Выбрать главу

Наше врожденное стремление занять намеренную позицию настолько сильно, что нам очень трудно отключить его, когда оно больше не уместно.

Когда умирает кто-то, кого мы любим или даже просто хорошо знаем, мы внезапно сталкиваемся с серьезной задачей когнитивного обновления: пересмотреть все наши привычки мышления, чтобы они соответствовали миру с одной менее знакомой системой намерений. "Интересно, понравится ли ей... ", "Знает ли она, что я ... ", "О, смотрите, это то, что она всегда хотела....". Значительная часть боли и растерянности, которые мы испытываем, столкнувшись со смертью, вызвана частыми, даже навязчивыми напоминаниями, которые наши привычки, связанные с намеренным поведением, бросают нам, как назойливую всплывающую рекламу, только гораздо, гораздо хуже.

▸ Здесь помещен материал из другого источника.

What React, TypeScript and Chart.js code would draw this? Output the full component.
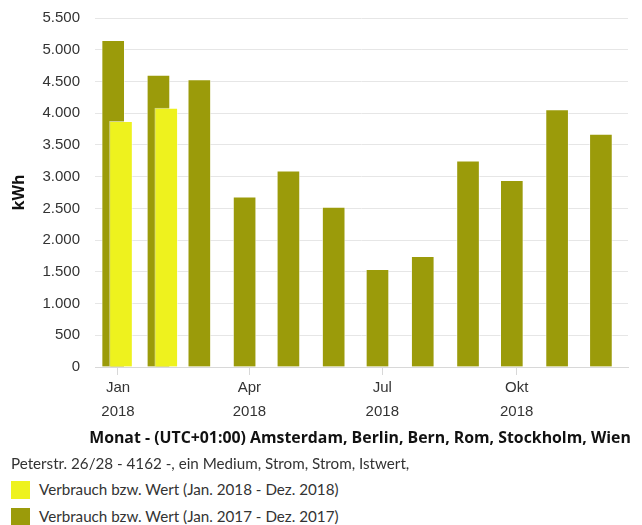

Мы не можем просто удалить этот файл из памяти, да и не хотели бы этого делать. Многие привычки сохраняются благодаря удовольствию, которое мы получаем от потакания им.7 И поэтому мы зацикливаемся на них, тянемся к ним, как мотылек к свече. Мы храним реликвии и другие напоминания об умерших людях, делаем их изображения и рассказываем о них истории, чтобы продлить эти привычки ума, даже когда они начинают угасать.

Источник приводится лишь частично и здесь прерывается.